Given task: Leave out the pictures, and return only the lines running from the one that contains "Recreate this image" to the one that contains "return fallback", both included, exactly as they appear.

Supplied material:
(begin)
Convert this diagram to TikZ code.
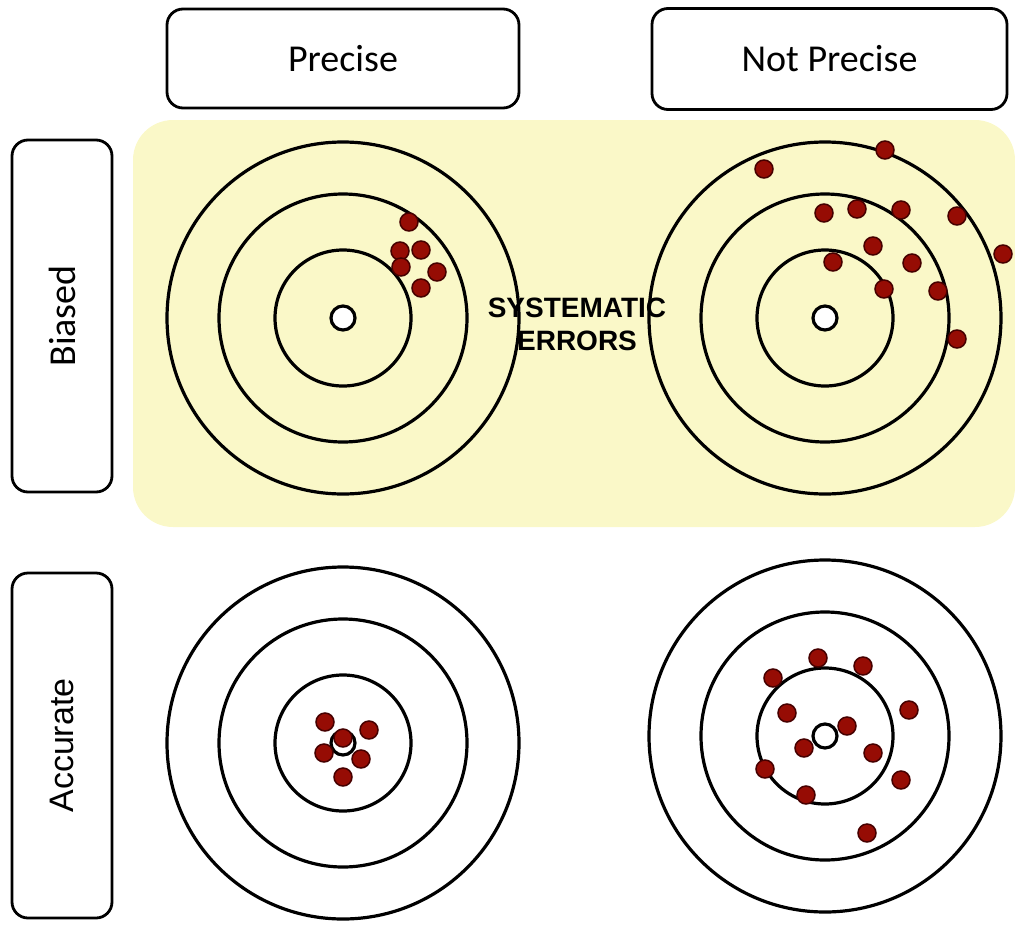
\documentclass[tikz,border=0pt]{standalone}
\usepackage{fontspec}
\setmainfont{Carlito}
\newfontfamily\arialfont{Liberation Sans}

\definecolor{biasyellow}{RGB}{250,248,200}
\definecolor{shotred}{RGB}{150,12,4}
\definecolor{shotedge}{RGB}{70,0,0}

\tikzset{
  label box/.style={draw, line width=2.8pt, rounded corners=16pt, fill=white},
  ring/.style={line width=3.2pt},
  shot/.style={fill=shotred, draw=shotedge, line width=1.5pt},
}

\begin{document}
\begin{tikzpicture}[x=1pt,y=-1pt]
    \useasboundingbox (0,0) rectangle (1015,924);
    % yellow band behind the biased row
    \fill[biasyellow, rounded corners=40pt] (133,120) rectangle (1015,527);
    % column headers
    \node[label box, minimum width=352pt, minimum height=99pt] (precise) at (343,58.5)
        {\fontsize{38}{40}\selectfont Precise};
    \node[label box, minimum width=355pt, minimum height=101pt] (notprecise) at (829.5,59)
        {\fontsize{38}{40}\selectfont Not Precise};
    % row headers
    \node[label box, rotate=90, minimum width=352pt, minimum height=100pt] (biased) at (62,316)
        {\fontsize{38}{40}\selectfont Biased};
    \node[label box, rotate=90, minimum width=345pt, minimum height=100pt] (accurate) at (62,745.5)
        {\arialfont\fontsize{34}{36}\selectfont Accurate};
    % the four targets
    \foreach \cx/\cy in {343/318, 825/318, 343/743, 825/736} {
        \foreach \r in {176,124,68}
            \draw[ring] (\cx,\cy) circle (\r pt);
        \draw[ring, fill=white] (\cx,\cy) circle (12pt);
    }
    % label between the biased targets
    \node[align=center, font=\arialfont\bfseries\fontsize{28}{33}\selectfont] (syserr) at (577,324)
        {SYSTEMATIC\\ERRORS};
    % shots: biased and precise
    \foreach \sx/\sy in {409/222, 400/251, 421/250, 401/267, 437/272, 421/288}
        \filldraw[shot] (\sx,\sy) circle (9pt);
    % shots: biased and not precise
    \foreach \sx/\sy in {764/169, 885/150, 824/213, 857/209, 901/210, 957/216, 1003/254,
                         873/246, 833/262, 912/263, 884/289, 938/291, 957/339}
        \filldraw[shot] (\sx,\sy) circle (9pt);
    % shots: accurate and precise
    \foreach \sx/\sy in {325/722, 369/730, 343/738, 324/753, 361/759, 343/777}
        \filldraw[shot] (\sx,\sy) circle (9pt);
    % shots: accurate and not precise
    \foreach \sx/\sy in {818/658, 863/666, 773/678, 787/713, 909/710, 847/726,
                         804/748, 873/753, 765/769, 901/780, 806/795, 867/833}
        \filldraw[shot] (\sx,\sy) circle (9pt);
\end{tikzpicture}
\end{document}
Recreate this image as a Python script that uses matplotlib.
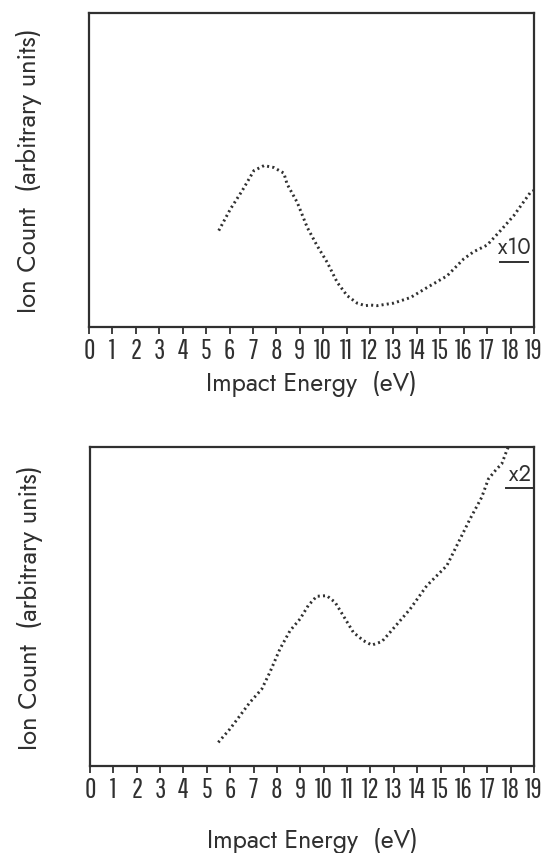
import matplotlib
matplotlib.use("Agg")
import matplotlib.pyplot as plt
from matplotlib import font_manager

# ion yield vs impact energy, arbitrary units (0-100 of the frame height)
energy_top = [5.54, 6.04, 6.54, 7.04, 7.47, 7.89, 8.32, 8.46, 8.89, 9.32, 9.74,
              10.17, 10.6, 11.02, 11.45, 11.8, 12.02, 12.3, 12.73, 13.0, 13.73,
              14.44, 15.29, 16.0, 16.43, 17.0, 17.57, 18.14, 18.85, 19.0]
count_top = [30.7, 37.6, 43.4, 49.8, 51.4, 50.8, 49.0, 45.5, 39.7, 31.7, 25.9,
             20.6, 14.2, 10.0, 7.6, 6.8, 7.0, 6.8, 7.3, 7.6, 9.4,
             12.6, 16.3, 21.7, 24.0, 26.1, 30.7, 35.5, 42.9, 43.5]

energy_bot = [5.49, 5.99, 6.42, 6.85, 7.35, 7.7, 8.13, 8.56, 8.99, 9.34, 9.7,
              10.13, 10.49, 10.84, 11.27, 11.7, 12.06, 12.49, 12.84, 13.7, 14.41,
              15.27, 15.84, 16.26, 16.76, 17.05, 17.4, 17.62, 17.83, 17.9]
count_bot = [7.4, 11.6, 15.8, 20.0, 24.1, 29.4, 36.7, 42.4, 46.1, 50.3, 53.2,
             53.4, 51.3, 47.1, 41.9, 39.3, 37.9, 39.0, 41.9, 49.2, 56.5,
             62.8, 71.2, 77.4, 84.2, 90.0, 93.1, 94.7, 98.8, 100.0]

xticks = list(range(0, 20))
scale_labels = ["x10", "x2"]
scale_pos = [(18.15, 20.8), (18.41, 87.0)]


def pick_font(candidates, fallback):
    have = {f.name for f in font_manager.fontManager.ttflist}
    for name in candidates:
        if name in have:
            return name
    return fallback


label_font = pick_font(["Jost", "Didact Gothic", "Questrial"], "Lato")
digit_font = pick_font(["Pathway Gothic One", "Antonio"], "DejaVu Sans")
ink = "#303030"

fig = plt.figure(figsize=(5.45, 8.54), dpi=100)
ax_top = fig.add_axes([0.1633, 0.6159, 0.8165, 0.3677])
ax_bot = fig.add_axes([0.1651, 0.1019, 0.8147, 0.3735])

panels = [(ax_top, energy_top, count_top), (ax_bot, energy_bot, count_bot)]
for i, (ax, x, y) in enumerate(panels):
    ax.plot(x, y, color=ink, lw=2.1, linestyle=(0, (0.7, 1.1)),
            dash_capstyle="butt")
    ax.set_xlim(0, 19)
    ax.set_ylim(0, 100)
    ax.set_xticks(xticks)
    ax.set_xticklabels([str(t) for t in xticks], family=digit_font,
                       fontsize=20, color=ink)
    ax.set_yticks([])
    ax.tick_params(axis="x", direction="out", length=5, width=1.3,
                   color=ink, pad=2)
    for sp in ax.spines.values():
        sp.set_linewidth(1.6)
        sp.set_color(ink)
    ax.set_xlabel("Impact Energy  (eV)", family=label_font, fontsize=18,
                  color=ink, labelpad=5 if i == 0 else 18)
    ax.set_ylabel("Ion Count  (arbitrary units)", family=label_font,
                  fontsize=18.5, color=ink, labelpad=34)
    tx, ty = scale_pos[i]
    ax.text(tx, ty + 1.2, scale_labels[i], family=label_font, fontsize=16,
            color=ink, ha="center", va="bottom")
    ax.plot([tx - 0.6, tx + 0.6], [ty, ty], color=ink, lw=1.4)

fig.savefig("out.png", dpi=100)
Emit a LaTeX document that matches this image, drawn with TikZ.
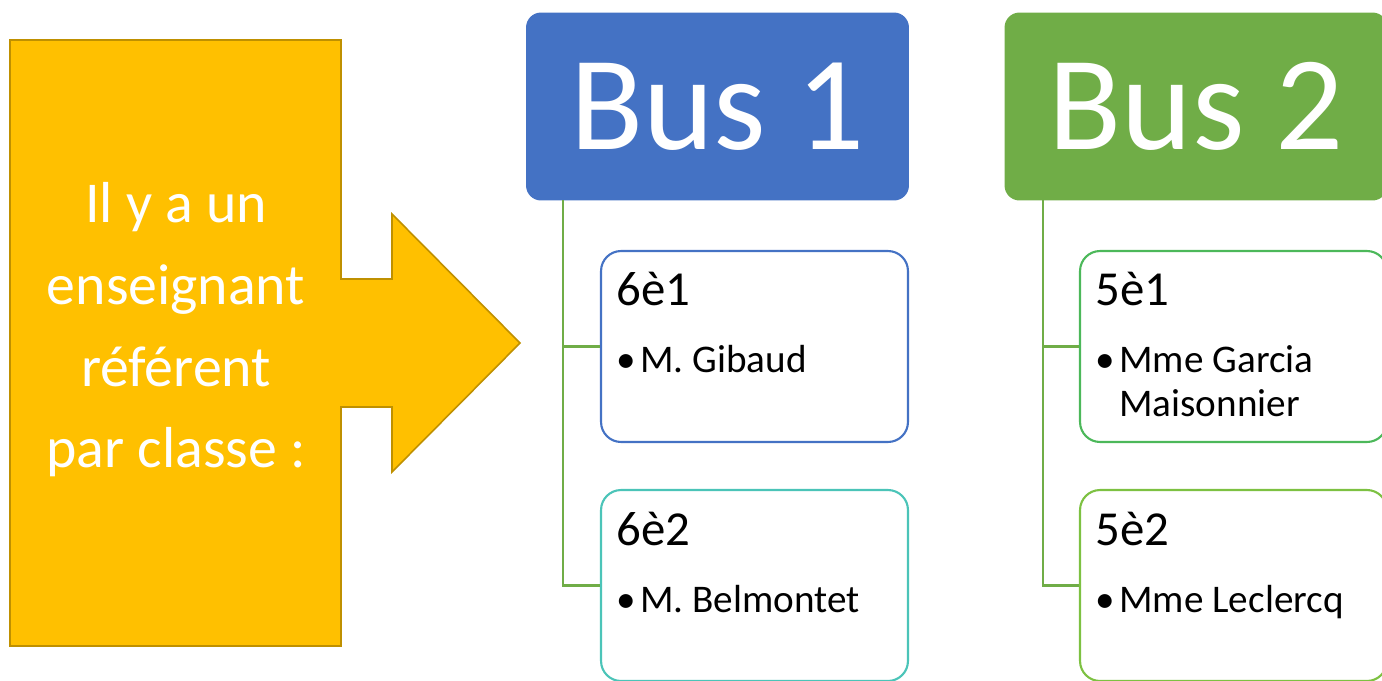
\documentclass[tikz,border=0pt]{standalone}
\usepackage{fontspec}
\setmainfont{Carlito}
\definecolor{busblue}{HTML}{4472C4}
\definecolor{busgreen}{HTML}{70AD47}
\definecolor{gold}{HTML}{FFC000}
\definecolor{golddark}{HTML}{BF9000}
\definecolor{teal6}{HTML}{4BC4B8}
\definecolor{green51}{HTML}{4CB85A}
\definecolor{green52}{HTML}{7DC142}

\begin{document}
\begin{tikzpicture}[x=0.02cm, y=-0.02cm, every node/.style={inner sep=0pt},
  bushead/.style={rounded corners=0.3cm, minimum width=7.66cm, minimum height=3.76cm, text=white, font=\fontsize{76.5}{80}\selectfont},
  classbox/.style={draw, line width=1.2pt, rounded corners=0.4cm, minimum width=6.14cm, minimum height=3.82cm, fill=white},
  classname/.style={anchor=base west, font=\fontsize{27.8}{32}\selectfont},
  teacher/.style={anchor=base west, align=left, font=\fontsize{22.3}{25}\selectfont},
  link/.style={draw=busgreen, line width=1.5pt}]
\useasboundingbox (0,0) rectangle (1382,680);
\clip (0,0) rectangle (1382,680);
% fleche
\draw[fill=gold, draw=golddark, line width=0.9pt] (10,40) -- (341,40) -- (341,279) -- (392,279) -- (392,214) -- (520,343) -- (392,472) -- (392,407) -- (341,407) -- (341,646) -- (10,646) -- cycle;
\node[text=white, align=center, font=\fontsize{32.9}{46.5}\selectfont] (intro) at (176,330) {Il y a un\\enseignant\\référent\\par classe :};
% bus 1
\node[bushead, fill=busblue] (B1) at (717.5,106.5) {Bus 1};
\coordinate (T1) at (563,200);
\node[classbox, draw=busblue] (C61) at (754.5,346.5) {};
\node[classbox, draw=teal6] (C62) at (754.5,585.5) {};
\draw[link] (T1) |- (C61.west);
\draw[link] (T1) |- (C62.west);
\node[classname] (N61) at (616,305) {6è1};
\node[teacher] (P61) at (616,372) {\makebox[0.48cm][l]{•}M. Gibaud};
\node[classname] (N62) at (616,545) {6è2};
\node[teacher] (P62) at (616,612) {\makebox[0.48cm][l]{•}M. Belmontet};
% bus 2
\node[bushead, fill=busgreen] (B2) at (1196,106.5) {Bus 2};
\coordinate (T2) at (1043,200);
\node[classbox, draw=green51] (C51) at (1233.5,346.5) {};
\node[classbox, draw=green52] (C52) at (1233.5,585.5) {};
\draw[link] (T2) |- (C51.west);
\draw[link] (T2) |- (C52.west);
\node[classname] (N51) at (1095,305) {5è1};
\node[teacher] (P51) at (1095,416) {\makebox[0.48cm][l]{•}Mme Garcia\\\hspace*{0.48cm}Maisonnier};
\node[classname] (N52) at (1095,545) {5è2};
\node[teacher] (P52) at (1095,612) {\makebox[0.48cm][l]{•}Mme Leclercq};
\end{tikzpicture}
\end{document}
(end)
Exercise response:
Recreate this image as a Python script that uses matplotlib.
import matplotlib
matplotlib.use("Agg")
import matplotlib.pyplot as plt
from matplotlib import font_manager

# ion yield vs impact energy, arbitrary units (0-100 of the frame height)
energy_top = [5.54, 6.04, 6.54, 7.04, 7.47, 7.89, 8.32, 8.46, 8.89, 9.32, 9.74,
              10.17, 10.6, 11.02, 11.45, 11.8, 12.02, 12.3, 12.73, 13.0, 13.73,
              14.44, 15.29, 16.0, 16.43, 17.0, 17.57, 18.14, 18.85, 19.0]
count_top = [30.7, 37.6, 43.4, 49.8, 51.4, 50.8, 49.0, 45.5, 39.7, 31.7, 25.9,
             20.6, 14.2, 10.0, 7.6, 6.8, 7.0, 6.8, 7.3, 7.6, 9.4,
             12.6, 16.3, 21.7, 24.0, 26.1, 30.7, 35.5, 42.9, 43.5]

energy_bot = [5.49, 5.99, 6.42, 6.85, 7.35, 7.7, 8.13, 8.56, 8.99, 9.34, 9.7,
              10.13, 10.49, 10.84, 11.27, 11.7, 12.06, 12.49, 12.84, 13.7, 14.41,
              15.27, 15.84, 16.26, 16.76, 17.05, 17.4, 17.62, 17.83, 17.9]
count_bot = [7.4, 11.6, 15.8, 20.0, 24.1, 29.4, 36.7, 42.4, 46.1, 50.3, 53.2,
             53.4, 51.3, 47.1, 41.9, 39.3, 37.9, 39.0, 41.9, 49.2, 56.5,
             62.8, 71.2, 77.4, 84.2, 90.0, 93.1, 94.7, 98.8, 100.0]

xticks = list(range(0, 20))
scale_labels = ["x10", "x2"]
scale_pos = [(18.15, 20.8), (18.41, 87.0)]


def pick_font(candidates, fallback):
    have = {f.name for f in font_manager.fontManager.ttflist}
    for name in candidates:
        if name in have:
            return name
    return fallback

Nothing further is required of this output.